Further complicating matters was the roughly 2.0m layer of peat at the bottom of the murky water near the current dike, below which are many metres of mud. 

Unable to support the weight of any mobile machines, this quickly ruled out the normal use of an excavator and dozer to level sand pumped ashore.



Trucking all the required sand (roughly 25,000 loads) along the narrow road on the land side of the dike would have been unpopular with local residents. The only real option was to bring the sand over the water.

Boskalis’ engineering department at Papendrecht, near Rotterdam, was charged with coming up with a solution. After quite a bit of brainstorming, the radical concept they devised relies on the rainbowing technique.
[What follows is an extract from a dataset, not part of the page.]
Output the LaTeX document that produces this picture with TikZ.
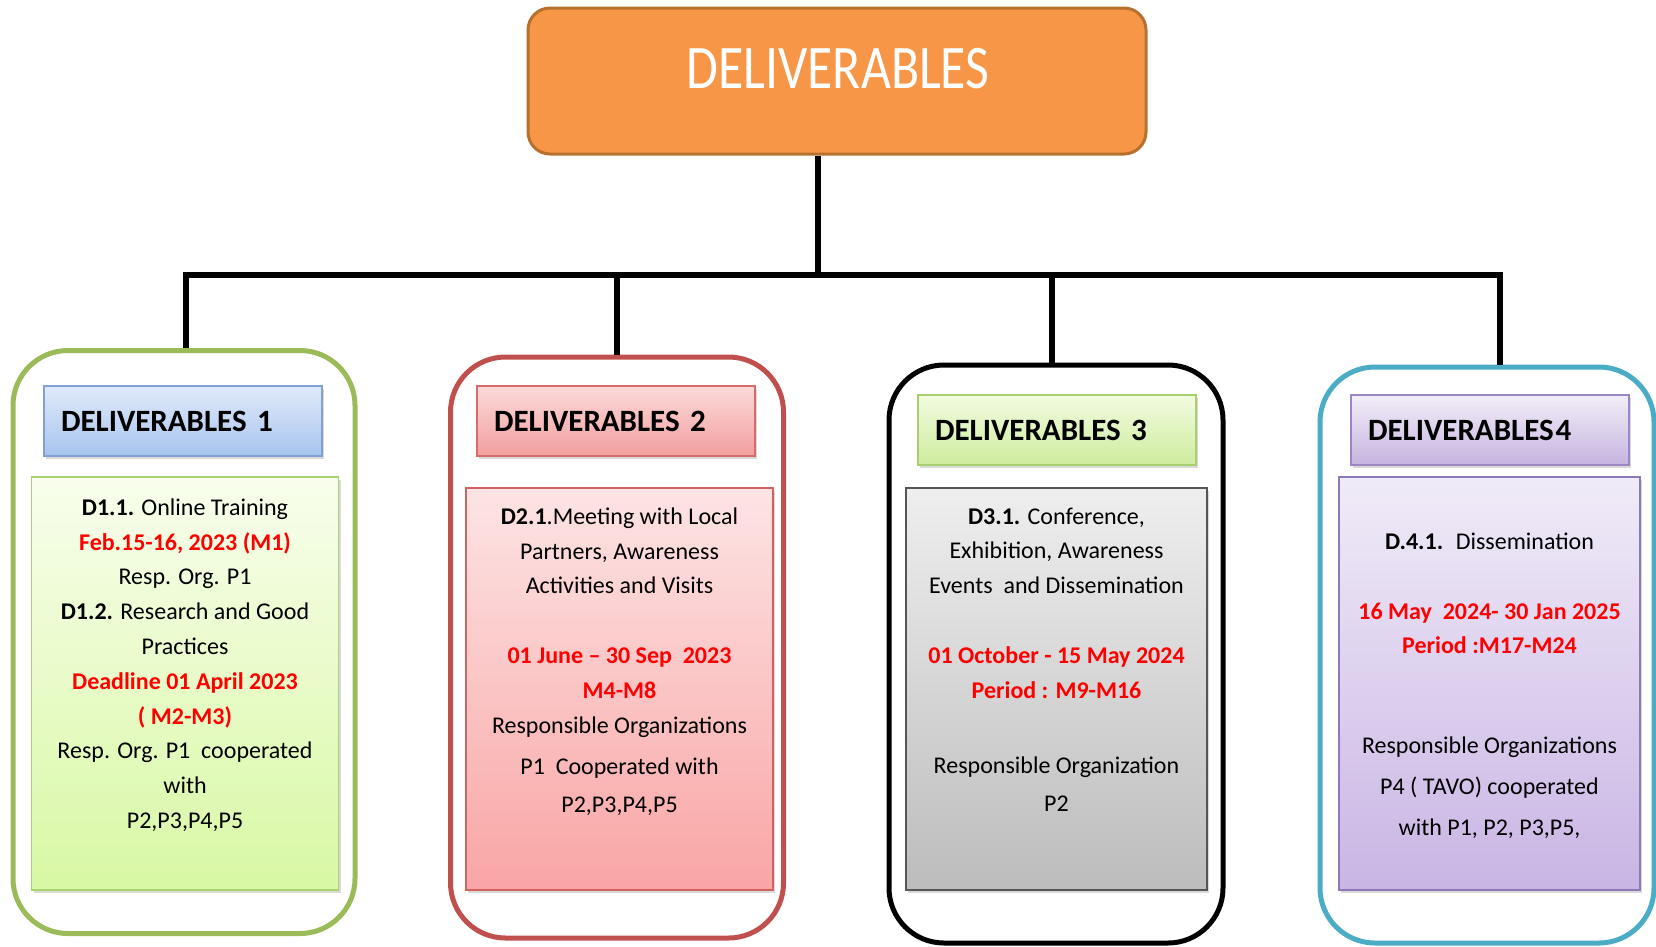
\documentclass[tikz,border=0pt]{standalone}
\usepackage{fontspec}
\setmainfont{Carlito}
\usetikzlibrary{positioning,shadows}

\definecolor{topfill}{HTML}{F79646}
\definecolor{topline}{HTML}{B8702F}
\definecolor{dgreen}{HTML}{9BBB59}
\definecolor{dred}{HTML}{C0504D}
\definecolor{dblue}{HTML}{4BACC6}
\definecolor{txtred}{HTML}{FF0000}

\tikzset{
  link/.style={line width=6pt, black},
  outerbox/.style={draw, line width=5pt, rounded corners=55pt, inner sep=0pt},
  shade box/.style={draw, line width=1.2pt, inner sep=0pt,
    drop shadow={shadow xshift=2pt, shadow yshift=-3pt, opacity=.3}},
  head/.style={shade box, text width=244pt, inner xsep=17pt, align=left,
    minimum height=70pt, font=\fontsize{31}{35}\selectfont\bfseries},
  body/.style={anchor=north, align=center, inner sep=0pt,
    font=\fontsize{24}{34.8}\selectfont}
}
\newcommand{\redtxt}[1]{\textcolor{txtred}{\textbf{#1}}}

\begin{document}
\begin{tikzpicture}[x=1pt, y=-1pt]
\useasboundingbox (0,0) rectangle (1656,946);

% top box
\node[draw=topline, fill=topfill, line width=3pt, rounded corners=22pt,
      minimum width=618pt, minimum height=146pt] (top) at (837,81) {};
\node[text=white, font=\fontsize{62}{70}\selectfont] (title) at (838,69)
      {\scalebox{0.835}[1]{DELIVERABLES}};

% outer frames
\node[outerbox, draw=dgreen, minimum width=342pt, minimum height=583pt] (o1) at (184,642) {};
\node[outerbox, draw=dred, minimum width=333pt, minimum height=581pt] (o2) at (617,647.5) {};
\node[outerbox, draw=black, minimum width=334pt, minimum height=578pt] (o3) at (1056,654) {};
\node[outerbox, draw=dblue, minimum width=334pt, minimum height=576pt] (o4) at (1487,655) {};

% connectors
\coordinate (hub) at (818,275);
\coordinate (d1) at ([xshift=2pt]o1.north);
\coordinate (d3) at ([xshift=-4pt]o3.north);
\coordinate (d4) at ([xshift=13pt]o4.north);
\draw[link] (hub |- top.south) -- (hub);
\draw[link] (d1) -- (d1 |- hub) -- (d4 |- hub) -- (d4);
\draw[link] (o2.north) -- (o2.north |- hub);
\draw[link] (d3) -- (d3 |- hub);

% headers
\node[head, draw={rgb,255:red,126;green,162;blue,214}, top color={rgb,255:red,224;green,234;blue,250}, bottom color={rgb,255:red,167;green,196;blue,238}] (h1) at (183,421) {DELIVERABLES 1};
\node[head, draw={rgb,255:red,214;green,108;blue,106}, top color={rgb,255:red,252;green,218;blue,218}, bottom color={rgb,255:red,242;green,158;blue,158}] (h2) at (616,421) {DELIVERABLES 2};
\node[head, draw={rgb,255:red,168;green,207;blue,110}, top color={rgb,255:red,242;green,251;blue,224}, bottom color={rgb,255:red,206;green,236;blue,158}] (h3) at (1057,430) {DELIVERABLES 3};
\node[head, draw={rgb,255:red,156;green,135;blue,194}, top color={rgb,255:red,242;green,238;blue,248}, bottom color={rgb,255:red,198;green,180;blue,224}] (h4) at (1490,430) {DELIVERABLES\kern2pt 4};

% content boxes
\node[shade box, draw={rgb,255:red,170;green,210;blue,110}, top color={rgb,255:red,248;green,254;blue,236}, bottom color={rgb,255:red,216;green,248;blue,164},
      minimum width=307pt, minimum height=413pt] (c1) at (185,683.5) {};
\node[shade box, draw={rgb,255:red,208;green,98;blue,98}, top color={rgb,255:red,253;green,228;blue,228}, bottom color={rgb,255:red,249;green,165;blue,165},
      minimum width=307pt, minimum height=402pt] (c2) at (619.5,689) {};
\node[shade box, draw={rgb,255:red,85;green,85;blue,85}, top color={rgb,255:red,238;green,238;blue,238}, bottom color={rgb,255:red,188;green,188;blue,188},
      minimum width=301pt, minimum height=402pt] (c3) at (1056.5,689) {};
\node[shade box, draw={rgb,255:red,142;green,121;blue,183}, top color={rgb,255:red,240;green,235;blue,248}, bottom color={rgb,255:red,201;green,181;blue,228},
      minimum width=301pt, minimum height=413pt] (c4) at (1489.5,683.5) {};

% texts
\node[body] (t1) at ([yshift=-22pt]c1.north) {%
  \textbf{D1.1.} Online Training\\
  \redtxt{Feb.15-16, 2023 (M1)}\\
  Resp. Org. P1\\
  \textbf{D1.2.} Research and Good\\
  Practices\\
  \redtxt{Deadline 01 April 2023}\\
  \redtxt{( M2-M3)}\\
  Resp. Org. P1~ cooperated\\
  with\\
  P2,P3,P4,P5};
\node[body] (t2) at ([yshift=-20pt]c2.north) {%
  \textbf{D2.1}.Meeting with Local\\
  Partners, Awareness\\
  Activities and Visits\\[35pt]
  \redtxt{01 June – 30 Sep~ 2023}\\
  \redtxt{M4-M8}\\
  Responsible Organizations\\[6pt]
  P1~ Cooperated with\\[4pt]
  P2,P3,P4,P5};
\node[body] (t3) at ([yshift=-20pt]c3.north) {%
  \textbf{D3.1.} Conference,\\
  Exhibition, Awareness\\
  Events~ and Dissemination\\[35pt]
  \redtxt{01 October - 15 May 2024}\\
  \redtxt{Period : M9-M16}\\[40pt]
  Responsible Organization\\[4pt]
  P2};
\node[body] (t4) at ([yshift=-56pt]c4.north) {%
  \textbf{D.4.1.}~ Dissemination\\[35pt]
  \redtxt{16 May~ 2024- 30 Jan 2025}\\
  \redtxt{Period :M17-M24}\\[65pt]
  Responsible Organizations\\[6pt]
  P4 ( TAVO) cooperated\\[6pt]
  with P1, P2, P3,P5,};

\end{tikzpicture}
\end{document}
Not from a dredging vessel, but from an excavator!

The result of their efforts is amazing and really does have to be seen to be believed because a roughly 17.0m arc of sand and water is rainbowed out from the front of a new Cat 336.

Material supplied via a 30cm-diameter flexible pipe (lengths of 24.0m), is conveyed through a sturdy metal pipe up the rear of the excavator and along the top of the main structure after which it is plumped into a flexible pipe.

Attached to a quick-attachment system at the end of the excavator’s standard 9.0m boom and stick is a 3.0m length of 30cm-diameter rigid pipe. The bolt-on spreading device at the end reduces the diameter, creating the pressure to blast the material out and allow the operator to create an even blanket of sand.

It has not been put on the scales, but in its current guise the excavator, complete with its slightly heavier rear counterweight, is believed to weigh around 42.0-43.0t. A bit heavier than the standard 37.4t of a Cat 336, this is the maximum load the soft  land can support.